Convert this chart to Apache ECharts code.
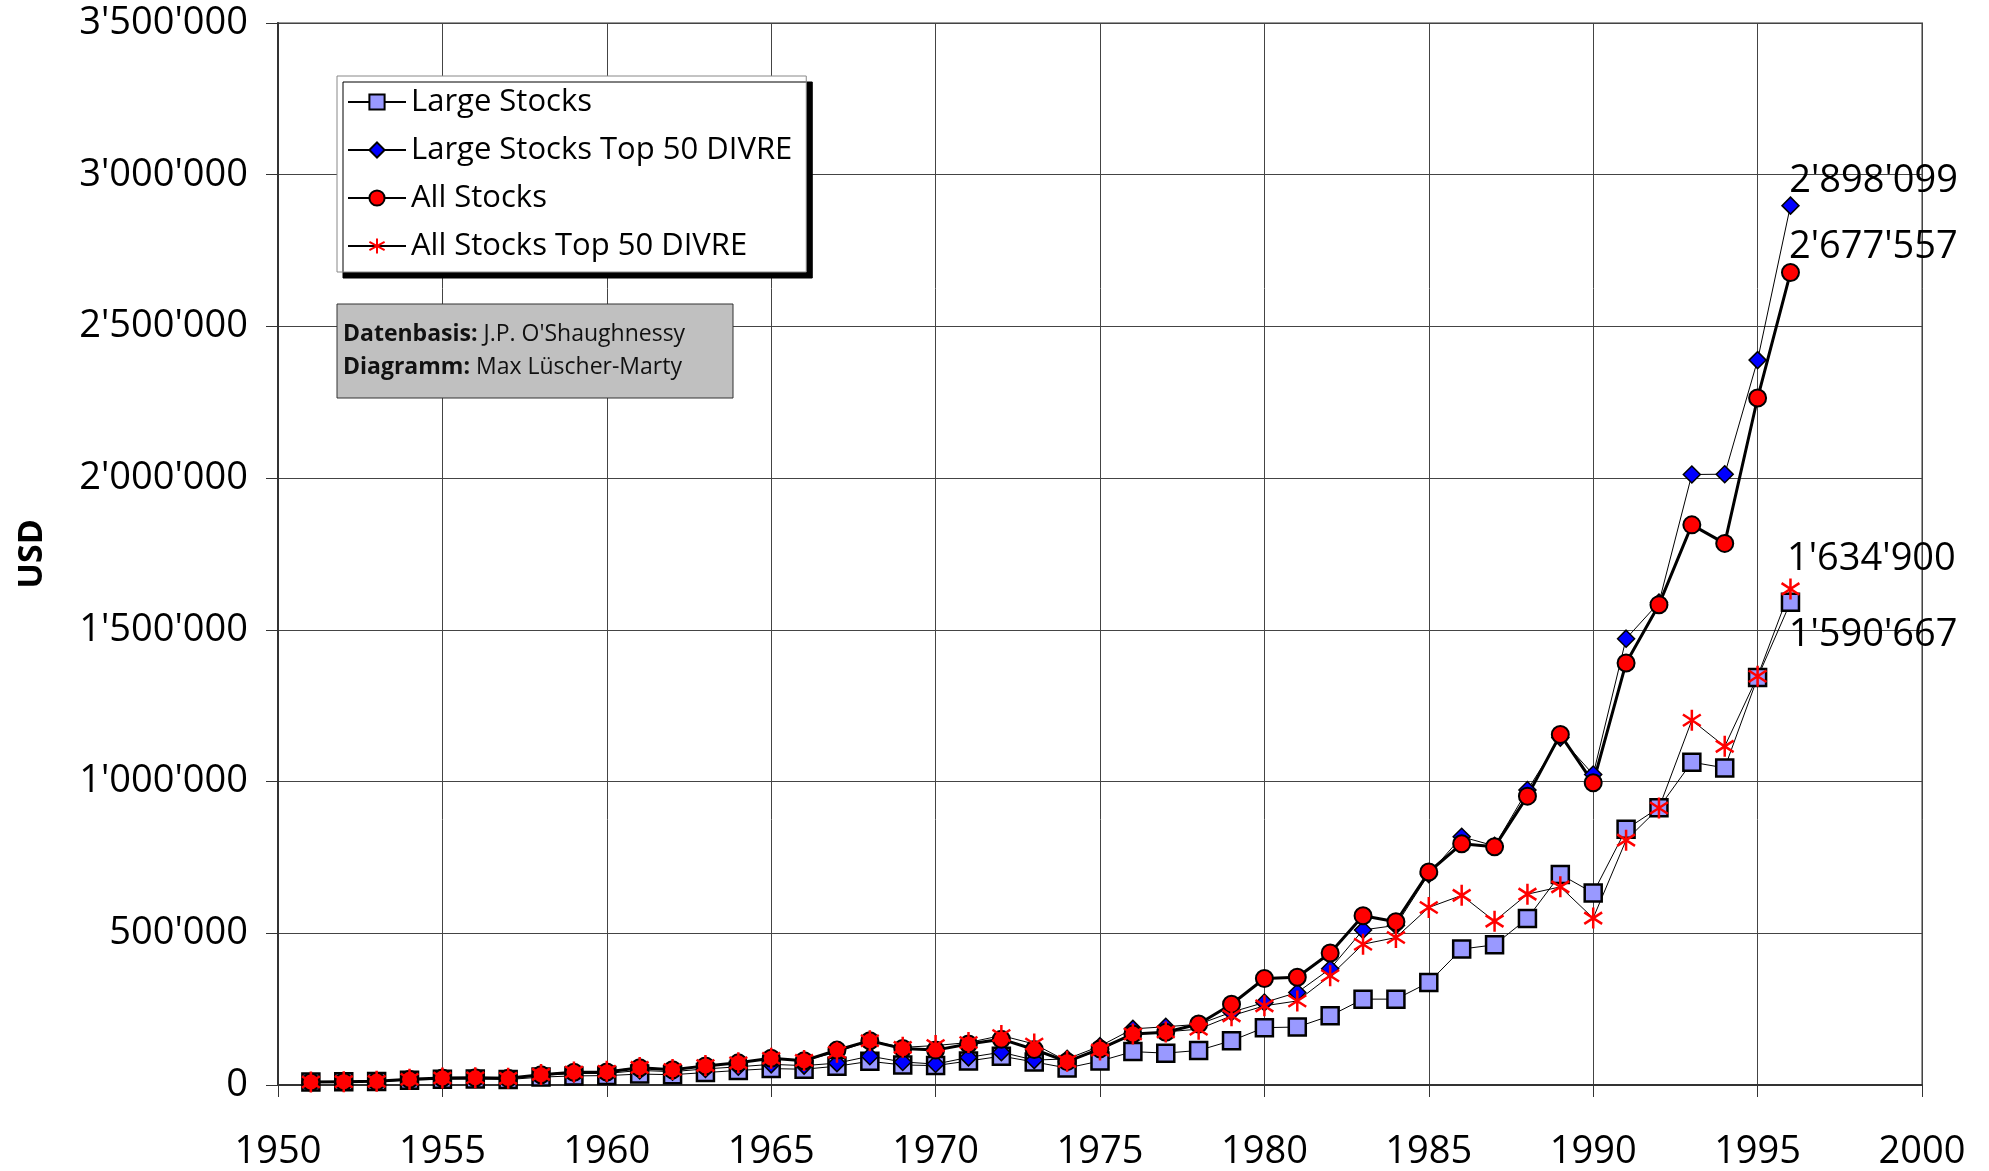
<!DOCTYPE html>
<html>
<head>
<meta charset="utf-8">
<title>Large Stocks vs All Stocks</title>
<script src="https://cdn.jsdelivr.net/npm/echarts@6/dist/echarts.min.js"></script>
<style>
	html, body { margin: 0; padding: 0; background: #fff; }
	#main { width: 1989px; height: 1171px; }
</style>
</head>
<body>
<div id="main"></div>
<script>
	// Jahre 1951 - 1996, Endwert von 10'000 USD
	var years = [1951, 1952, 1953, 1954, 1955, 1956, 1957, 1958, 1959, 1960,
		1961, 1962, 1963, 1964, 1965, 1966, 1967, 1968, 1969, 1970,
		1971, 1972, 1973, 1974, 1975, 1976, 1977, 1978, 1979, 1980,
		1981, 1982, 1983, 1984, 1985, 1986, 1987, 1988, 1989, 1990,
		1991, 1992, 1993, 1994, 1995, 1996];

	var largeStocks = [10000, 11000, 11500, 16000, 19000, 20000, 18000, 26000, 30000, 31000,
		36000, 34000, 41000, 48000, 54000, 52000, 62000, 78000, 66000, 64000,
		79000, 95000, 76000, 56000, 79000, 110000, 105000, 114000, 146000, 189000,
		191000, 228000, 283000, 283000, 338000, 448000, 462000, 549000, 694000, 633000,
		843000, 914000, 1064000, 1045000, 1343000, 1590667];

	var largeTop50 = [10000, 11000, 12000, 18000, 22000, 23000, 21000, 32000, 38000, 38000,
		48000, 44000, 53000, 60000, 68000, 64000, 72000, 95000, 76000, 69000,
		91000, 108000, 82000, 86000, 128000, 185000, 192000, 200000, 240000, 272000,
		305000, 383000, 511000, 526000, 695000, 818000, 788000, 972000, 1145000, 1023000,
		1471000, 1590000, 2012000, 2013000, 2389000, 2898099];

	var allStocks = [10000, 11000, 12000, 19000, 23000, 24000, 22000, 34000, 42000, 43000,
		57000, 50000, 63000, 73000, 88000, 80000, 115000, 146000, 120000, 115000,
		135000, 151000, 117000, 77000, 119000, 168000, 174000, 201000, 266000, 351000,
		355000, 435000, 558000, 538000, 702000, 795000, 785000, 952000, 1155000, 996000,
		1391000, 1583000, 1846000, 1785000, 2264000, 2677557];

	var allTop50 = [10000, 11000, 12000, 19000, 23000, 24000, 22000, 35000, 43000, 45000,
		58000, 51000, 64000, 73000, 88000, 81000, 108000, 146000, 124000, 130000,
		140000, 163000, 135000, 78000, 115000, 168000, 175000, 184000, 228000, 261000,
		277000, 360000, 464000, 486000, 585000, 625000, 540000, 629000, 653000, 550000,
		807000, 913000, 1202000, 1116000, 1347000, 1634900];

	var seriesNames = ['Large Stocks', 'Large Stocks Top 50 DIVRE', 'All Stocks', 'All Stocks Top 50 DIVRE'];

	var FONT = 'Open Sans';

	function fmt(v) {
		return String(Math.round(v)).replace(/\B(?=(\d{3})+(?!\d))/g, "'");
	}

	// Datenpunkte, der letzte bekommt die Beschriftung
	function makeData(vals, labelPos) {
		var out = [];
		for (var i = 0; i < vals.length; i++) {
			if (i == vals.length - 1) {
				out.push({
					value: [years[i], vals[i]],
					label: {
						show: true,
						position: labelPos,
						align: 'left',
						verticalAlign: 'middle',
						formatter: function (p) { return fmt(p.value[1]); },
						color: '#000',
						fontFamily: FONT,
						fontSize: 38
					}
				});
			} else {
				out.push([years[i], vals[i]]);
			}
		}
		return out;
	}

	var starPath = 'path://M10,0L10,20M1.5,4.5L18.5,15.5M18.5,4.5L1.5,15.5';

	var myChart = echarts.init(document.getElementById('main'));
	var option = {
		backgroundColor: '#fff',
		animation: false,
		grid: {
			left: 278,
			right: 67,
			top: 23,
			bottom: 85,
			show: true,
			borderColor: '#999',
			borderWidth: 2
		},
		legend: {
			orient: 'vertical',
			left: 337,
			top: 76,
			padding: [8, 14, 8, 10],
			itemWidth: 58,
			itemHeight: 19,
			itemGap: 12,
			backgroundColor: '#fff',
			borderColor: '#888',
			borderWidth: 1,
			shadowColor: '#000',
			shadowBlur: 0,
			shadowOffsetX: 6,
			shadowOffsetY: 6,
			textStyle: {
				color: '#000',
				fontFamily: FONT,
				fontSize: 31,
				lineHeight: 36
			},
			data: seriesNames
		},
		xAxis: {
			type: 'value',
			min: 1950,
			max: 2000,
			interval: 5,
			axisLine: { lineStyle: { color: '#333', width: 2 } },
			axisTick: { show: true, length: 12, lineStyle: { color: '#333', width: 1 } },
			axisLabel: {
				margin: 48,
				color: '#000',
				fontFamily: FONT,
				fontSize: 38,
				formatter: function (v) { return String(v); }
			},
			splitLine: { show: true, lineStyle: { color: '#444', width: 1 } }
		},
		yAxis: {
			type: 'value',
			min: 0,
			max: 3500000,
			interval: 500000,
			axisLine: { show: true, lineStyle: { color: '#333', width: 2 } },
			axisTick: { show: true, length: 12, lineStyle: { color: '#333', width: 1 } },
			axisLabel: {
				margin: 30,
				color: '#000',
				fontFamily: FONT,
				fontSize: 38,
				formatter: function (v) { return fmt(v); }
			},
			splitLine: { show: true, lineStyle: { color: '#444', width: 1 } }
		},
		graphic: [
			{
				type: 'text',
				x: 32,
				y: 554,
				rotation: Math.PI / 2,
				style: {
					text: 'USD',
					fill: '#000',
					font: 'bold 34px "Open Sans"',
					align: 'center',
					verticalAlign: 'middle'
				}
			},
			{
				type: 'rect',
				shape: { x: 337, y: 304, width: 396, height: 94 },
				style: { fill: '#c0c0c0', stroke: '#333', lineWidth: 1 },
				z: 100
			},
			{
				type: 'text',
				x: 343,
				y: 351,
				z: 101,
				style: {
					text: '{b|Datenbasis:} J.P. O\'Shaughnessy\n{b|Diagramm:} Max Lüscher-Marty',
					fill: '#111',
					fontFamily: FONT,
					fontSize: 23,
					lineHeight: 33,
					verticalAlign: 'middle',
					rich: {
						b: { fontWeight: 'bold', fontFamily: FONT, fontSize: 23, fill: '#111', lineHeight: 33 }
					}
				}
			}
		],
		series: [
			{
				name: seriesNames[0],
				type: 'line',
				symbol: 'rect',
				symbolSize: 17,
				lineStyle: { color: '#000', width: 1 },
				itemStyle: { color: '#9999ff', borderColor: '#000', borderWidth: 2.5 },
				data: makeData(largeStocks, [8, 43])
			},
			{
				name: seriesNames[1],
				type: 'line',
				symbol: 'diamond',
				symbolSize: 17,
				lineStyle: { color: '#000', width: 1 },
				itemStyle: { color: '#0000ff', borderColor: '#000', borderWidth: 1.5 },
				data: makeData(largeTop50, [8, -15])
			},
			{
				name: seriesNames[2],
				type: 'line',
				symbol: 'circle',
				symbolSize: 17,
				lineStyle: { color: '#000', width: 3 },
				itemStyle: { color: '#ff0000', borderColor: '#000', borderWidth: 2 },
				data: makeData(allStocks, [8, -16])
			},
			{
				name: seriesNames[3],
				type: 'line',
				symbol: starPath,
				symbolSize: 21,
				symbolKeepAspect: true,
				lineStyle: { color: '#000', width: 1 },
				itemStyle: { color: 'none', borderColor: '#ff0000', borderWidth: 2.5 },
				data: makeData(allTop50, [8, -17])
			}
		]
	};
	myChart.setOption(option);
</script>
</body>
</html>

Job:
Leave out the pictures and give the listing above again exactly.

Problem solution:
Convert this chart to Apache ECharts code.
<!DOCTYPE html>
<html>
<head>
<meta charset="utf-8">
<title>Large Stocks vs All Stocks</title>
<script src="https://cdn.jsdelivr.net/npm/echarts@6/dist/echarts.min.js"></script>
<style>
	html, body { margin: 0; padding: 0; background: #fff; }
	#main { width: 1989px; height: 1171px; }
</style>
</head>
<body>
<div id="main"></div>
<script>
	// Jahre 1951 - 1996, Endwert von 10'000 USD
	var years = [1951, 1952, 1953, 1954, 1955, 1956, 1957, 1958, 1959, 1960,
		1961, 1962, 1963, 1964, 1965, 1966, 1967, 1968, 1969, 1970,
		1971, 1972, 1973, 1974, 1975, 1976, 1977, 1978, 1979, 1980,
		1981, 1982, 1983, 1984, 1985, 1986, 1987, 1988, 1989, 1990,
		1991, 1992, 1993, 1994, 1995, 1996];

	var largeStocks = [10000, 11000, 11500, 16000, 19000, 20000, 18000, 26000, 30000, 31000,
		36000, 34000, 41000, 48000, 54000, 52000, 62000, 78000, 66000, 64000,
		79000, 95000, 76000, 56000, 79000, 110000, 105000, 114000, 146000, 189000,
		191000, 228000, 283000, 283000, 338000, 448000, 462000, 549000, 694000, 633000,
		843000, 914000, 1064000, 1045000, 1343000, 1590667];

	var largeTop50 = [10000, 11000, 12000, 18000, 22000, 23000, 21000, 32000, 38000, 38000,
		48000, 44000, 53000, 60000, 68000, 64000, 72000, 95000, 76000, 69000,
		91000, 108000, 82000, 86000, 128000, 185000, 192000, 200000, 240000, 272000,
		305000, 383000, 511000, 526000, 695000, 818000, 788000, 972000, 1145000, 1023000,
		1471000, 1590000, 2012000, 2013000, 2389000, 2898099];

	var allStocks = [10000, 11000, 12000, 19000, 23000, 24000, 22000, 34000, 42000, 43000,
		57000, 50000, 63000, 73000, 88000, 80000, 115000, 146000, 120000, 115000,
		135000, 151000, 117000, 77000, 119000, 168000, 174000, 201000, 266000, 351000,
		355000, 435000, 558000, 538000, 702000, 795000, 785000, 952000, 1155000, 996000,
		1391000, 1583000, 1846000, 1785000, 2264000, 2677557];

	var allTop50 = [10000, 11000, 12000, 19000, 23000, 24000, 22000, 35000, 43000, 45000,
		58000, 51000, 64000, 73000, 88000, 81000, 108000, 146000, 124000, 130000,
		140000, 163000, 135000, 78000, 115000, 168000, 175000, 184000, 228000, 261000,
		277000, 360000, 464000, 486000, 585000, 625000, 540000, 629000, 653000, 550000,
		807000, 913000, 1202000, 1116000, 1347000, 1634900];

	var seriesNames = ['Large Stocks', 'Large Stocks Top 50 DIVRE', 'All Stocks', 'All Stocks Top 50 DIVRE'];

	var FONT = 'Open Sans';

	function fmt(v) {
		return String(Math.round(v)).replace(/\B(?=(\d{3})+(?!\d))/g, "'");
	}

	// Datenpunkte, der letzte bekommt die Beschriftung
	function makeData(vals, labelPos) {
		var out = [];
		for (var i = 0; i < vals.length; i++) {
			if (i == vals.length - 1) {
				out.push({
					value: [years[i], vals[i]],
					label: {
						show: true,
						position: labelPos,
						align: 'left',
						verticalAlign: 'middle',
						formatter: function (p) { return fmt(p.value[1]); },
						color: '#000',
						fontFamily: FONT,
						fontSize: 38
					}
				});
			} else {
				out.push([years[i], vals[i]]);
			}
		}
		return out;
	}

	var starPath = 'path://M10,0L10,20M1.5,4.5L18.5,15.5M18.5,4.5L1.5,15.5';

	var myChart = echarts.init(document.getElementById('main'));
	var option = {
		backgroundColor: '#fff',
		animation: false,
		grid: {
			left: 278,
			right: 67,
			top: 23,
			bottom: 85,
			show: true,
			borderColor: '#999',
			borderWidth: 2
		},
		legend: {
			orient: 'vertical',
			left: 337,
			top: 76,
			padding: [8, 14, 8, 10],
			itemWidth: 58,
			itemHeight: 19,
			itemGap: 12,
			backgroundColor: '#fff',
			borderColor: '#888',
			borderWidth: 1,
			shadowColor: '#000',
			shadowBlur: 0,
			shadowOffsetX: 6,
			shadowOffsetY: 6,
			textStyle: {
				color: '#000',
				fontFamily: FONT,
				fontSize: 31,
				lineHeight: 36
			},
			data: seriesNames
		},
		xAxis: {
			type: 'value',
			min: 1950,
			max: 2000,
			interval: 5,
			axisLine: { lineStyle: { color: '#333', width: 2 } },
			axisTick: { show: true, length: 12, lineStyle: { color: '#333', width: 1 } },
			axisLabel: {
				margin: 48,
				color: '#000',
				fontFamily: FONT,
				fontSize: 38,
				formatter: function (v) { return String(v); }
			},
			splitLine: { show: true, lineStyle: { color: '#444', width: 1 } }
		},
		yAxis: {
			type: 'value',
			min: 0,
			max: 3500000,
			interval: 500000,
			axisLine: { show: true, lineStyle: { color: '#333', width: 2 } },
			axisTick: { show: true, length: 12, lineStyle: { color: '#333', width: 1 } },
			axisLabel: {
				margin: 30,
				color: '#000',
				fontFamily: FONT,
				fontSize: 38,
				formatter: function (v) { return fmt(v); }
			},
			splitLine: { show: true, lineStyle: { color: '#444', width: 1 } }
		},
		graphic: [
			{
				type: 'text',
				x: 32,
				y: 554,
				rotation: Math.PI / 2,
				style: {
					text: 'USD',
					fill: '#000',
					font: 'bold 34px "Open Sans"',
					align: 'center',
					verticalAlign: 'middle'
				}
			},
			{
				type: 'rect',
				shape: { x: 337, y: 304, width: 396, height: 94 },
				style: { fill: '#c0c0c0', stroke: '#333', lineWidth: 1 },
				z: 100
			},
			{
				type: 'text',
				x: 343,
				y: 351,
				z: 101,
				style: {
					text: '{b|Datenbasis:} J.P. O\'Shaughnessy\n{b|Diagramm:} Max Lüscher-Marty',
					fill: '#111',
					fontFamily: FONT,
					fontSize: 23,
					lineHeight: 33,
					verticalAlign: 'middle',
					rich: {
						b: { fontWeight: 'bold', fontFamily: FONT, fontSize: 23, fill: '#111', lineHeight: 33 }
					}
				}
			}
		],
		series: [
			{
				name: seriesNames[0],
				type: 'line',
				symbol: 'rect',
				symbolSize: 17,
				lineStyle: { color: '#000', width: 1 },
				itemStyle: { color: '#9999ff', borderColor: '#000', borderWidth: 2.5 },
				data: makeData(largeStocks, [8, 43])
			},
			{
				name: seriesNames[1],
				type: 'line',
				symbol: 'diamond',
				symbolSize: 17,
				lineStyle: { color: '#000', width: 1 },
				itemStyle: { color: '#0000ff', borderColor: '#000', borderWidth: 1.5 },
				data: makeData(largeTop50, [8, -15])
			},
			{
				name: seriesNames[2],
				type: 'line',
				symbol: 'circle',
				symbolSize: 17,
				lineStyle: { color: '#000', width: 3 },
				itemStyle: { color: '#ff0000', borderColor: '#000', borderWidth: 2 },
				data: makeData(allStocks, [8, -16])
			},
			{
				name: seriesNames[3],
				type: 'line',
				symbol: starPath,
				symbolSize: 21,
				symbolKeepAspect: true,
				lineStyle: { color: '#000', width: 1 },
				itemStyle: { color: 'none', borderColor: '#ff0000', borderWidth: 2.5 },
				data: makeData(allTop50, [8, -17])
			}
		]
	};
	myChart.setOption(option);
</script>
</body>
</html>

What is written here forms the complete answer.